The Next Frontier
AI, 3D, and Cultural Memory
How will future generations remember their past?
As AI and 3D technologies converge, we’re entering a new era of living cultural memory, one where archives can be explored, reconstructed, and reinterpreted in immersive digital form.
From Records to Experiences
Traditional archives preserve information; 3D and AI technologies now enable interpretation.
Imagine standing inside a reconstructed historical site, hearing stories generated from primary sources, or interacting with AI-guided re-creations of lost artefacts.
These tools are not about replacing historians, they’re about deepening context, transforming static data into participatory storytelling. Where once we might read a description of a medieval marketplace or view photographs of a demolished building, we can now step into these spaces, experiencing their scale, atmosphere, and relationship to the surrounding landscape. The difference is profound: we shift from passive consumption of historical facts to active engagement with historical environments.
This experiential dimension doesn't diminish scholarly rigour; rather, it offers new layers of understanding. A student exploring a 3D reconstruction of an ancient temple doesn't just learn its dimensions, they grasp its spatial logic, its relationship to light and sound, the embodied experience of ritual movement through its chambers. AI can overlay this experience with contemporaneous accounts, architectural analysis, and comparative examples, creating a rich, multidimensional encounter with the past.
The Role of AI in Cultural Memory
AI helps process, categorise, and link vast datasets, connecting visual, textual, and spatial information in ways that human curators never could.
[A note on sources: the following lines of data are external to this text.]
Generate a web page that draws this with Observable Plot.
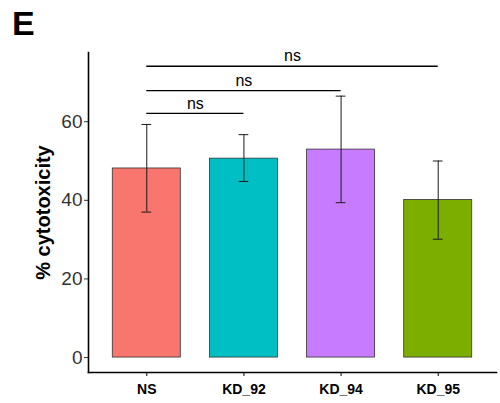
<!DOCTYPE html>
<html>
<head>
<meta charset="utf-8">
<script src="https://cdn.jsdelivr.net/npm/d3@7"></script>
<script src="https://cdn.jsdelivr.net/npm/@observablehq/plot@0.6"></script>
<style>
  html, body { margin: 0; padding: 0; background: #fff; }
  #wrap { position: relative; width: 500px; height: 403px; font-family: "Liberation Sans", Arial, sans-serif; }
  #panel { position: absolute; left: 12px; top: 4px; font-size: 34px; font-weight: bold; color: #000; }
  #chart { position: absolute; left: 0; top: 0; }
</style>
</head>
<body>
<div id="wrap">
  <div id="chart"></div>
  <div id="panel">E</div>
</div>
<script>
const groups = ["NS", "KD_92", "KD_94", "KD_95"];
const means = [48.1, 50.6, 52.9, 40.1];
const errLow = [37.0, 44.8, 39.4, 30.1];
const errHigh = [59.3, 56.7, 66.5, 50.0];
const colors = ["#F8766D", "#00BFC4", "#C77CFF", "#7CAE00"];
const yTicks = [0, 20, 40, 60];
const compareFrom = ["NS", "NS", "NS"];
const compareTo = ["KD_92", "KD_94", "KD_95"];
const compareY = [62.1, 67.9, 74.1];
const compareLabel = ["ns", "ns", "ns"];

const barHalf = 0.35;
const capHalf = 0.05;

const bars = groups.map((g, i) => ({g, i, mean: means[i], lo: errLow[i], hi: errHigh[i], color: colors[i]}));
const brackets = compareFrom.map((f, k) => ({
  a: groups.indexOf(f), b: groups.indexOf(compareTo[k]), y: compareY[k], label: compareLabel[k]
}));

const plot = Plot.plot({
  width: 500,
  height: 403,
  marginLeft: 88,
  marginRight: 4,
  marginTop: 52,
  marginBottom: 31,
  style: {fontFamily: "Liberation Sans, Arial, sans-serif", background: "#fff"},
  x: {domain: [-0.6, groups.length - 0.4], axis: null},
  y: {domain: [-3.8, 77.6], axis: null},
  marks: [
    Plot.rectY(bars, {x1: d => d.i - barHalf, x2: d => d.i + barHalf, y1: 0, y2: "mean", fill: "color", stroke: "#333", strokeWidth: 0.8}),
    Plot.ruleX(bars, {x: "i", y1: "lo", y2: "hi", stroke: "#1a1a1a", strokeWidth: 1}),
    Plot.ruleY(bars, {y: "lo", x1: d => d.i - capHalf, x2: d => d.i + capHalf, stroke: "#1a1a1a", strokeWidth: 1}),
    Plot.ruleY(bars, {y: "hi", x1: d => d.i - capHalf, x2: d => d.i + capHalf, stroke: "#1a1a1a", strokeWidth: 1}),
    Plot.ruleY(brackets, {y: "y", x1: "a", x2: "b", stroke: "#000", strokeWidth: 1.3}),
    Plot.text(brackets, {x: d => (d.a + d.b) / 2, y: "y", text: "label", dy: -10, fontSize: 16, fill: "#000"}),
    Plot.axisY({ticks: yTicks, tickSize: 4, tickPadding: 2, fontSize: 19, color: "#333", label: null}),
    Plot.axisX({ticks: groups.map((g, i) => i), tickFormat: i => groups[i], tickSize: 4, tickPadding: 8, fontSize: 14, fontWeight: "bold", label: null}),
    Plot.frame({anchor: "left", stroke: "#000", strokeWidth: 1.6}),
    Plot.frame({anchor: "bottom", stroke: "#000", strokeWidth: 1.6}),
    Plot.text(["% cytotoxicity"], {frameAnchor: "left", textAnchor: "middle", rotate: -90, dx: -45, fontSize: 20, fontWeight: "bold", fill: "#000"})
  ]
});
document.getElementById("chart").appendChild(plot);
</script>
</body>
</html>
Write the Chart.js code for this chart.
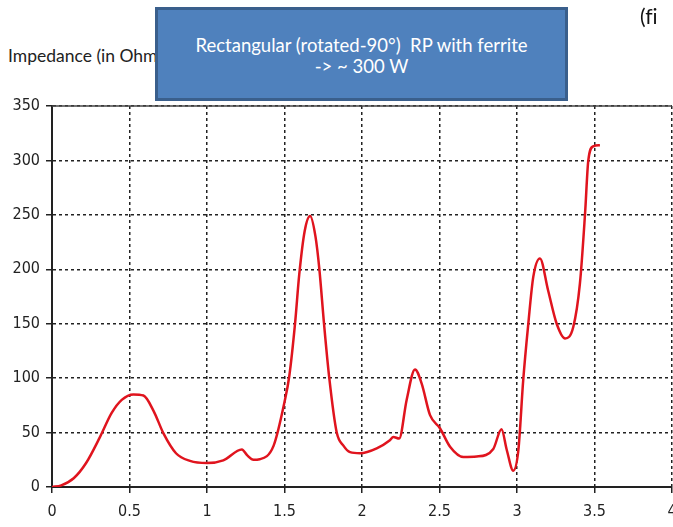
<!DOCTYPE html>
<html>
<head>
<meta charset="utf-8">
<script src="https://cdn.jsdelivr.net/npm/chart.js@4"></script>
<style>
  body { margin: 0; width: 673px; height: 527px; overflow: hidden; background: #fff; position: relative; }
  #wrap { position: absolute; left: 0; top: 0; width: 700px; height: 527px; }
  #ylabel { position: absolute; left: 8px; top: 45px; font: 17.5px Lato, sans-serif; color: #222; white-space: nowrap; }
  #fig { position: absolute; left: 640px; top: 3px; font: 21px Lato, sans-serif; color: #111; white-space: nowrap; font-variant-ligatures: none; }
  #box {
    position: absolute; left: 155px; top: 7px; width: 413px; height: 94px;
    box-sizing: border-box; background: #4f81bd; border: 3px solid #3a5f8c;
    color: #fff; text-align: center; font: 18.5px Lato, sans-serif;
    line-height: 21px; padding-top: 25px; font-variant-ligatures: none;
  }
</style>
</head>
<body>
<div id="ylabel">Impedance (in Ohm)</div>
<div id="wrap"><canvas id="lineChart"></canvas></div>
<div id="box">Rectangular (rotated-90°)&nbsp; RP with ferrite<br>-&gt; ~ 300 W</div>
<div id="fig">(fi</div>
<script>
var freq = [0, 0.06, 0.14, 0.22, 0.31, 0.385, 0.45, 0.525, 0.59, 0.655, 0.72, 0.80, 0.89, 1.0, 1.105, 1.225, 1.26, 1.30, 1.34, 1.43,
  1.5, 1.531, 1.568, 1.595, 1.63, 1.665, 1.70, 1.725, 1.755, 1.789, 1.837, 1.88, 1.923, 1.987, 2.095, 2.18, 2.202, 2.24, 2.288, 2.342,
  2.385, 2.439, 2.503, 2.568, 2.654, 2.74, 2.847, 2.90, 2.934, 2.976, 3.009, 3.04, 3.073, 3.105, 3.148, 3.2, 3.256, 3.31, 3.363, 3.406,
  3.439, 3.46, 3.492, 3.535];

var impedance = [0, 1.5, 8, 22, 46, 68, 80, 85, 84, 70, 49, 31, 24, 22, 24.5, 34.5, 29, 25, 25.5, 38,
  78, 102, 150, 195, 235, 249, 230, 200, 150, 100, 50, 38, 32, 31, 35.5, 43, 46, 44.5, 80, 108,
  95, 66, 54, 37, 27.6, 28, 35, 53, 34, 15, 34, 98, 150, 193, 210, 181, 150, 136.5, 147, 187,
  251, 300, 313, 314];

var xTicks = { min: 0, max: 4, step: 0.5 };
var yTicks = { min: 0, max: 350, step: 50 };

const lineChart = () => {
  var ctx = document.getElementById('lineChart').getContext('2d');

  var points = freq.map((f, i) => ({ x: f, y: impedance[i] }));

  // solid frame line along the top of the plot
  var topLine = {
    id: 'topLine',
    beforeDatasetsDraw(chart) {
      var a = chart.chartArea, c = chart.ctx;
      c.save();
      c.strokeStyle = '#444';
      c.lineWidth = 1.5;
      c.beginPath();
      c.moveTo(a.left, a.top);
      c.lineTo(a.right, a.top);
      c.stroke();
      c.restore();
    }
  };

  var tickFont = { family: "'DejaVu Sans Condensed', 'DejaVu Sans', sans-serif", size: 16 };

  new Chart(ctx, {
    type: "line",
    data: {
      datasets: [{
        label: "Impedance",
        data: points,
        borderColor: "#e0141e",
        borderWidth: 2.5,
        pointRadius: 0,
        cubicInterpolationMode: "monotone",
        fill: false
      }]
    },
    options: {
      responsive: true,
      maintainAspectRatio: false,
      animation: false,
      layout: { padding: { top: 106, right: 28, left: 0, bottom: 0 } },
      plugins: { legend: { display: false }, tooltip: { enabled: false } },
      scales: {
        x: {
          type: "linear",
          min: xTicks.min,
          max: xTicks.max,
          afterFit: s => { s.height = 40; },
          ticks: { stepSize: xTicks.step, color: "#222", font: tickFont, padding: 9, maxRotation: 0,
                   callback: v => String(v) },
          grid: { color: "#222", lineWidth: 1.5, tickLength: 6, tickColor: "#222", tickWidth: 1.5 },
          border: { color: "#222", width: 2, dash: [3, 3] }
        },
        y: {
          min: yTicks.min,
          max: yTicks.max,
          afterFit: s => { s.width = 52; },
          ticks: { stepSize: yTicks.step, color: "#222", font: tickFont, padding: 6,
                   callback: v => String(v) },
          grid: { color: "#222", lineWidth: 1.5, tickLength: 6, tickColor: "#222", tickWidth: 1.5 },
          border: { color: "#222", width: 2, dash: [3, 3] }
        }
      }
    },
    plugins: [topLine]
  });
}

lineChart();
</script>
</body>
</html>
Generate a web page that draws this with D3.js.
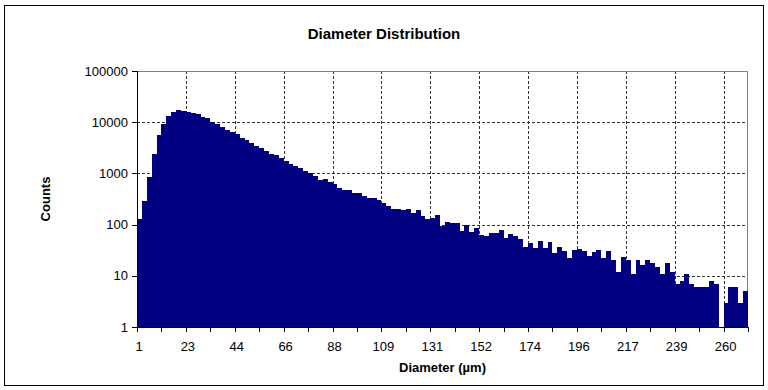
<!DOCTYPE html>
<html>
<head>
<meta charset="utf-8">
<script src="https://cdn.jsdelivr.net/npm/d3@7/dist/d3.min.js"></script>
<style>
  body { margin: 0; background: #fff; }
  svg text { font-family: "Liberation Sans", Arial, sans-serif; fill: #000; }
</style>
</head>
<body>
<div id="chart"></div>
<script>
// counts per diameter bin (bins of ~2.17 µm, labelled every 10th bin)
const counts = [
  128, 288, 850, 2400, 5650, 9300, 13300, 15700, 17400, 16700,
  16100, 15200, 14500, 12700, 12000, 10100, 9150, 8000, 7160, 6350,
  5820, 5000, 4500, 3980, 3440, 3100, 2750, 2400, 2240, 2000,
  1780, 1520, 1400, 1275, 1115, 1000, 890, 745, 775, 690,
  620, 520, 473, 468, 413, 410, 361, 330, 328, 301,
  263, 228, 200, 199, 191, 200, 168, 191, 147, 128,
  134, 153, 93, 112, 108, 107, 75, 98, 72, 86,
  62, 60, 68, 68, 78, 54, 65, 60, 52, 36,
  43, 35, 48, 35, 45, 28, 36, 30, 22, 32,
  33, 30, 24, 29, 32, 22, 30, 20, 12, 23,
  20, 11, 20, 16, 20, 18, 15, 11, 18, 12,
  7, 8, 11, 7, 6, 6, 6, 8, 7, 0,
  3, 6, 6, 3, 5
];
const xTickLabels = ["1", "23", "44", "66", "88", "109", "131", "152", "174", "196", "217", "239", "260"];
const labelEvery = 10;
const minorEvery = 5;
const yTicks = [1, 10, 100, 1000, 10000, 100000];

const width = 768, height = 390;
const plot = { left: 137, right: 748, top: 71, bottom: 327 };

const svg = d3.select("#chart").append("svg")
  .attr("width", width)
  .attr("height", height);

// chart border
svg.append("rect")
  .attr("x", 4.5).attr("y", 5.5)
  .attr("width", 759).attr("height", 380)
  .attr("fill", "none").attr("stroke", "#000");

const x = d3.scaleBand()
  .domain(d3.range(counts.length))
  .range([plot.left, plot.right])
  .padding(0);

const y = d3.scaleLog()
  .domain([1, 100000])
  .range([plot.bottom, plot.top]);

// gridlines
const grid = svg.append("g").attr("stroke", "#333").attr("stroke-dasharray", "3,2");
grid.selectAll(".hgrid")
  .data(yTicks.slice(1, -1))
  .enter().append("line")
  .attr("x1", plot.left).attr("x2", plot.right)
  .attr("y1", d => Math.round(y(d)) + 0.5)
  .attr("y2", d => Math.round(y(d)) + 0.5);
grid.selectAll(".vgrid")
  .data(xTickLabels.slice(1))
  .enter().append("line")
  .attr("x1", (d, i) => Math.round(x((i + 1) * labelEvery)) + 0.5)
  .attr("x2", (d, i) => Math.round(x((i + 1) * labelEvery)) + 0.5)
  .attr("y1", plot.top).attr("y2", plot.bottom);

// plot frame (top/right in grey)
svg.append("path")
  .attr("d", `M${plot.left},${plot.top + 0.5}H${plot.right - 0.5}V${plot.bottom}`)
  .attr("fill", "none").attr("stroke", "#808080");

// bars (empty bins are skipped on the log scale)
svg.append("g")
  .attr("shape-rendering", "crispEdges")
  .selectAll("rect")
  .data(counts.map((v, i) => ({ v, i })).filter(d => d.v >= 1))
  .enter().append("rect")
  .attr("x", d => x(d.i))
  .attr("width", x.bandwidth() + 0.01)
  .attr("y", d => y(d.v))
  .attr("height", d => plot.bottom - y(d.v))
  .attr("fill", "#000080");

// y axis
const yAxis = svg.append("g");
yAxis.append("line")
  .attr("x1", plot.left + 0.5).attr("x2", plot.left + 0.5)
  .attr("y1", plot.top).attr("y2", plot.bottom + 0.5)
  .attr("stroke", "#000");
yAxis.selectAll(".yt")
  .data(yTicks)
  .enter().append("line")
  .attr("x1", plot.left - 5).attr("x2", plot.left)
  .attr("y1", d => Math.round(y(d)) + 0.5)
  .attr("y2", d => Math.round(y(d)) + 0.5)
  .attr("stroke", "#000");
yAxis.selectAll("text")
  .data(yTicks)
  .enter().append("text")
  .attr("x", plot.left - 9)
  .attr("y", d => y(d))
  .attr("dy", "0.35em")
  .attr("text-anchor", "end")
  .attr("font-size", 13)
  .text(d => d);

// x axis
const xAxis = svg.append("g");
xAxis.append("line")
  .attr("x1", plot.left).attr("x2", plot.right)
  .attr("y1", plot.bottom + 0.5).attr("y2", plot.bottom + 0.5)
  .attr("stroke", "#000");
xAxis.selectAll(".xt")
  .data(d3.range(0, counts.length + 1, minorEvery))
  .enter().append("line")
  .attr("x1", d => Math.round(d < counts.length ? x(d) : plot.right) + 0.5)
  .attr("x2", d => Math.round(d < counts.length ? x(d) : plot.right) + 0.5)
  .attr("y1", plot.bottom).attr("y2", plot.bottom + 5)
  .attr("stroke", "#000");
xAxis.selectAll("text")
  .data(xTickLabels)
  .enter().append("text")
  .attr("x", (d, i) => x(i * labelEvery) + 2)
  .attr("y", 351)
  .attr("text-anchor", "middle")
  .attr("font-size", 13)
  .text(d => d);

// titles
svg.append("text")
  .attr("x", 384).attr("y", 39)
  .attr("text-anchor", "middle")
  .attr("font-size", 15).attr("font-weight", "bold")
  .text("Diameter Distribution");
svg.append("text")
  .attr("x", (plot.left + plot.right) / 2).attr("y", 372)
  .attr("text-anchor", "middle")
  .attr("font-size", 13).attr("font-weight", "bold")
  .text("Diameter (µm)");
svg.append("text")
  .attr("transform", `translate(50,${(plot.top + plot.bottom) / 2}) rotate(-90)`)
  .attr("text-anchor", "middle")
  .attr("font-size", 13).attr("font-weight", "bold")
  .text("Counts");
</script>
</body>
</html>
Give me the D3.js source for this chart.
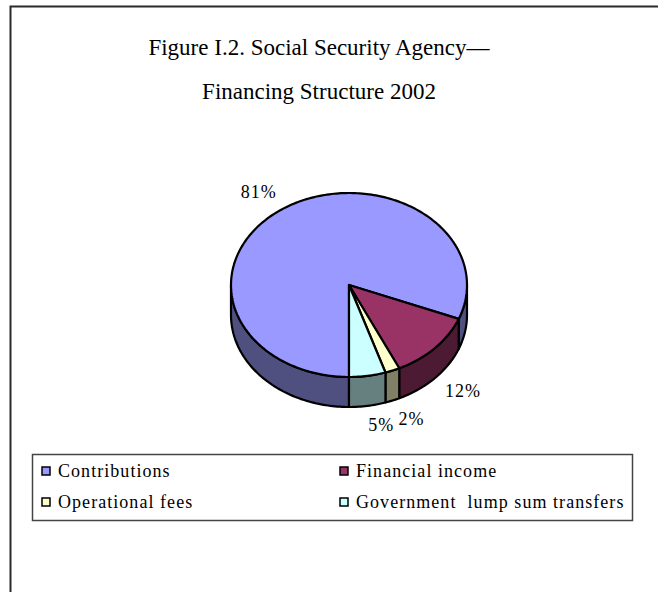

Machine learning algorithms can identify patterns across thousands of archaeological fragments, suggest connections between disparate archival materials, and even predict what missing elements of a structure might have looked like based on surviving evidence and comparable sites.
Yet, with this power comes responsibility: ensuring that reconstructions respect authenticity, consent, and cultural nuance. Every algorithmic choice embeds assumptions about what matters and how history should be represented. When AI fills gaps in the historical record, it must be transparent about the degree of certainty involved. Speculation and interpretation have always been part of historical work, but digital reconstructions can make educated guesses appear deceptively concrete.
Moreover, whose stories get preserved in these immersive archives? Technology costs money; digitisation requires resources. Without intentional effort, we risk creating a digital heritage that reflects existing power structures, amplifying dominant narratives while marginalised communities remain underrepresented. Ethical AI in cultural memory means involving diverse voices in deciding what gets preserved, how it's interpreted, and who maintains control over the narrative.
Designing for Longevity
Cultural memory isn’t just about preservation, it’s about persistence.
Open formats, transparent metadata, and sovereign hosting ensure that future generations can access these digital spaces even as platforms change. The history of digital technology is littered with obsolete file formats, defunct platforms, and inaccessible archives locked behind proprietary systems.
Community involvement is key: the people represented in digital heritage must help shape how it’s remembered. Indigenous communities, for instance, have developed protocols around sacred knowledge and appropriate representation. Any digital heritage project touching on Indigenous culture must respect these protocols, recognising that not all knowledge is meant for universal access and that cultural authority cannot be simply digitised.
Final Thought
The next frontier for AI and 3D isn’t technological; it’s ethical and creative.
If we get it right, we’ll create not just digital replicas but living archives, spaces where history, imagination, and identity coexist. These will be places of genuine encounter, where past and present enter into dialogue, where communities see themselves reflected authentically, and where future generations inherit not just records of what was, but pathways to understanding why it mattered.